ERZURUM-VAN HATTININ GÜVENLİĞİ KERKÜK’TEN GEÇER
“Kerkük’ün Türkiye için ekonomik, tarihsel ve etnik önemi var. Biz tarihsel olarak Kerkük’ü, modern Türkiye’nin kurucu felsefesinde “Misak-ı Milli” sınırları içerisinde görüyoruz. Mustafa Kemal Atatürk, 1920 yılında kuruluşundan kısa bir süre sonra Büyük Millet Meclisi’nde yaptığı konuşmada şunları söylemişti: ‘Hep kabul ettiğimiz esaslardan birisi ve belki birincisi olan hudut meselesi tayin ve tespit edilirken hudud-u millimiz (uluslararası sınırlarımız), İskenderun’un cenubundan (güneyinden) geçer, şarka (doğuya) doğru uzanarak Musul’u Süleymaniye’yi, Kerkük’ü ihtiva eder. İşte hudud-u millimiz budur dedik!’. Dolayısıyla Kerkük, Türkiye için bir milli güvenlik meselesidir. Bugün Erzurum-Van hattına kadar Doğu Anadolu’nun güvenlik sınırı Kerkük’ten geçer. 1926 Ankara Antlaşması ile birlikte Misak-ı Milli Sınırlarımız içerisindeki Musul ve Kerkük ‘toprak bütünlüğünün sağlanması’ şartıyla terk edilmişti. Irak’ın toprak bütünlüğü esas alınarak yapılan Ankara Antlaşması’na göre bugün bölünmüş yapısı ve bölgesinin illegal örgütlerin kontrolüne geçmesi Türkiye’nin haklarını gündeme getiriyor.”

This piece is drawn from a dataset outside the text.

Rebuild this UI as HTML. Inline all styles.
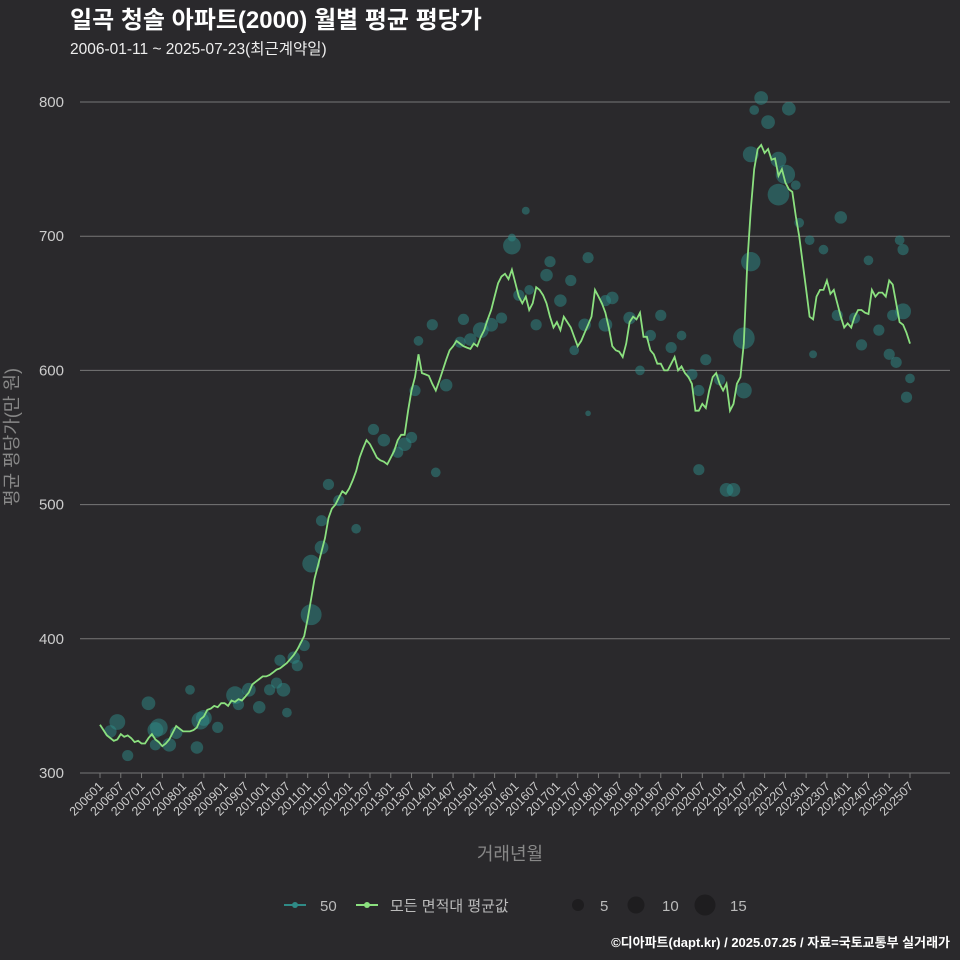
<!DOCTYPE html>
<html><head><meta charset="utf-8"><style>
body{margin:0;background:#2a292c;}
svg{display:block;font-family:"Liberation Sans","Noto Sans CJK KR",sans-serif;}
</style></head><body>
<svg id="chart" width="960" height="960">
<rect width="960" height="960" fill="#2a292c"/>
<text x="70" y="28" fill="#fff" font-size="24" font-weight="bold">일곡 청솔 아파트(2000) 월별 평균 평당가</text>
<text x="70" y="54" fill="#eee" font-size="15.5">2006-01-11 ~ 2025-07-23(최근계약일)</text>
<g id="grid"></g>
<g id="bubbles"></g>
<g id="line"></g>
<g id="xaxis"></g>
<text x="18" y="437" fill="#888" font-size="18" text-anchor="middle" transform="rotate(-90 18 437)">평균 평당가(만 원)</text>
<text x="510" y="860" fill="#888" font-size="18" text-anchor="middle">거래년월</text>
<g>
<g><line x1="284" y1="905" x2="306" y2="905" stroke="#2f8a86" stroke-width="2"/><circle cx="295" cy="905" r="3" fill="#2f8a86"/><text x="320" y="911" fill="#bbb" font-size="15">50</text></g>
<g><line x1="356" y1="905" x2="378" y2="905" stroke="#8be07f" stroke-width="2"/><circle cx="367" cy="905" r="3" fill="#8be07f"/><text x="390" y="911" fill="#bbb" font-size="15">모든 면적대 평균값</text></g>
<g><circle cx="578" cy="905" r="6" fill="#1e1d1f"/><text x="600" y="911" fill="#bbb" font-size="15">5</text></g>
<g><circle cx="636" cy="905" r="8.5" fill="#1e1d1f"/><text x="662" y="911" fill="#bbb" font-size="15">10</text></g>
<g><circle cx="705" cy="905" r="10.5" fill="#1e1d1f"/><text x="730" y="911" fill="#bbb" font-size="15">15</text></g>
</g>
<text x="950" y="947" fill="#fff" font-size="13" font-weight="bold" text-anchor="end">©디아파트(dapt.kr) / 2025.07.25 / 자료=국토교통부 실거래가</text>
</svg>
<script>
const yTicks=[300,400,500,600,700,800];
const avgLine=[
336,332,328,326,324,325,329,327,328,326,323,324,
322,322,326,329,325,323,320,322,325,330,335,333,
331,331,331,332,334,340,342,347,348,350,349,352,
352,350,354,353,355,354,357,360,366,368,370,372,
372,373,375,377,378,380,382,385,388,392,397,402,
415,430,445,455,465,475,490,497,500,505,510,508,
512,518,525,535,542,548,545,540,535,533,532,530,
535,540,548,552,552,570,585,595,612,598,597,596,
590,585,592,600,608,615,618,622,620,618,617,616,
620,618,625,630,638,645,655,665,670,672,668,675,
665,655,650,655,645,650,662,660,656,650,640,632,
636,630,640,636,632,625,618,622,628,634,640,660,
655,650,643,632,618,615,614,610,620,636,640,638,
643,625,625,615,612,605,605,600,600,605,610,600,
603,598,595,590,570,570,575,572,585,595,598,590,
585,590,570,575,590,595,620,680,720,750,765,768,
762,765,757,758,745,750,740,735,733,715,700,680,
660,640,638,655,660,660,667,657,660,650,640,632,
635,632,640,645,645,643,642,660,655,658,658,655,
667,664,650,636,634,628,620];
const bubbleMonth=[5,3,8,14,16,17,16,22,20,26,29,30,28,34,39,43,40,46,49,51,54,53,52,56,57,59,61,64,61,64,66,69,74,79,82,86,88,90,92,91,97,96,100,105,104,107,110,113,116,119,119,123,121,124,126,129,130,133,136,137,140,141,141,146,146,148,153,156,159,162,165,168,171,173,175,173,179,181,183,186,186,188,188,189,191,193,196,198,196,199,201,202,205,206,209,214,213,218,220,222,225,228,229,230,232,231,234,233,232];
const bubbleValue=[338,331,313,352,332,334,321,330,321,362,339,341,319,334,358,362,351,349,362,367,345,362,384,386,380,395,456,488,418,468,515,503,482,556,548,539,545,550,622,585,524,634,589,638,621,623,630,634,639,699,693,719,656,660,634,671,681,652,667,615,634,568,684,652,634,654,639,600,626,641,617,626,597,585,608,526,593,511,511,624,585,681,761,794,803,785,757,746,731,795,738,710,697,612,690,714,641,639,619,682,630,612,641,606,690,697,594,580,644];
const bubbleCount=[8,5,4,6,8,10,4,5,6,3,10,8,5,4,10,6,4,5,4,4,3,6,4,5,4,4,10,4,14,6,4,4,3,4,5,4,6,4,3,4,3,4,5,4,4,5,8,6,4,2,10,2,4,3,4,5,4,5,4,3,5,1,4,4,6,5,5,3,4,4,4,3,4,4,4,4,4,6,6,15,8,12,8,3,6,6,8,12,15,6,3,3,3,2,3,5,4,4,4,3,4,4,4,4,4,3,3,4,8];
const svg=document.getElementById('chart');
const NS='http://www.w3.org/2000/svg';
const X0=100,X1=910,N=234;
const xs=m=>X0+m*(X1-X0)/N;
const ys=v=>773-(v-300)*(671/500);
function mk(t,a,p){const e=document.createElementNS(NS,t);for(const k in a)e.setAttribute(k,a[k]);p.appendChild(e);return e;}
const grid=document.getElementById('grid');
yTicks.forEach(v=>{
 const l=mk('line',{x1:80,x2:950,y1:ys(v),y2:ys(v),stroke:'#777','stroke-width':1},grid);
 
 
 const t=mk('text',{x:64,y:ys(v)+5,fill:'#ccc','font-size':15,'text-anchor':'end'},grid);
 t.textContent=v;
 
 
});
const xa=document.getElementById('xaxis');
for(let m=0;m<=N;m+=6){
 const yr=2006+Math.floor(m/12),mo=m%12+1;
 const lab=yr+(mo<10?'0':'')+mo;
 const x=xs(m);
 const tk=mk('line',{x1:x,x2:x,y1:773,y2:778,stroke:'#777'},xa);
 
 
 const t=mk('text',{x:x+4,y:787,fill:'#ccc','font-size':12.5,'text-anchor':'end',transform:`rotate(-45 ${x+4} 787)`},xa);
 t.textContent=lab;
 
 
}
const bg=document.getElementById('bubbles');
bubbleMonth.forEach((m,i)=>{
 const c=mk('circle',{cx:xs(m),cy:ys(bubbleValue[i]),r:2.8*Math.sqrt(bubbleCount[i]),fill:'rgba(45,140,136,0.5)'},bg);
 
 
});
const lg=document.getElementById('line');
const p=mk('path',{d:avgLine.map((v,i)=>(i?'L':'M')+xs(i).toFixed(1)+','+ys(v).toFixed(1)).join(''),fill:'none',stroke:'#8be07f','stroke-width':1.8},lg);


</script>
</body></html>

KERKÜK’ÜN KADERİ KUDÜS GİBİ OLMASIN
“Bugün bu girişime Türkiye yüksek sesle karşı çıkmalı. Ve şu unutulmamalı: Kudüs’te ne yapıldıysa bugün Kerkük üzerinde de aynı oyunlar oynanıyor: Kudüs’ü Yahudileştirme projesi, Kerkük’ü Kürtleştirme projesi. Çünkü planlayan ve oynayan aktör aynı; İngiliz ve İsrail, bu sömürgeci ve işgalci zihniyet. Sonuç olarak Kerkük’ün kaderi, Kudüs’ün kaderi gibi olmasın. Kudüs ve Kerkük her ikisi de uluslararası statüde olan iki şehir. Siyonist düşünce, Haçlı zihniyeti ve diğer zihniyet Kerkük’ü Kürtleştirmek ve daha sonra da Yahudileştirmek için çok yoğun çaba içerisindeler. Ancak Türkiye, İran ve Irak, bu gayret ve çabaları ortak akılla boşa çıkarabilir. Kuzey Irak’ı İsrail gibi yalnızlığa itebilir. Saldırgan ve hukuk tanımaz devlet olan İsrail’in, Kudüs üzerinde egemenlik iddiasının sağlam dayanakları yoktur. Taksim kararı olarak bilinen 1947 tarihli 181 sayılı BM Genel Kurul kararı Kudüs’ün ileride Yahudilere kurulması düşünülen devletin (İsrail) sınırları içinde olacağını öngörmekten uzaktır. Aksine bu kararda Kudüs’ün uluslararası bir şehir olması ve BM’nin idaresi altına konması öngörmüştür. Ama zorba devlet bugün hem Batı hem de Doğu Kudüs’ü işgalci devlet olarak elinde tutmaktadır. İsrail’in Kudüs’ün bütünü üzerindeki hakimiyet iddiası, uluslararası hukuka göre geçersizdir. Kerkük’e IKBY’nin hakimiyet iddiası da aynı şekilde geçersizdir ve geçersiz kalacaktır.”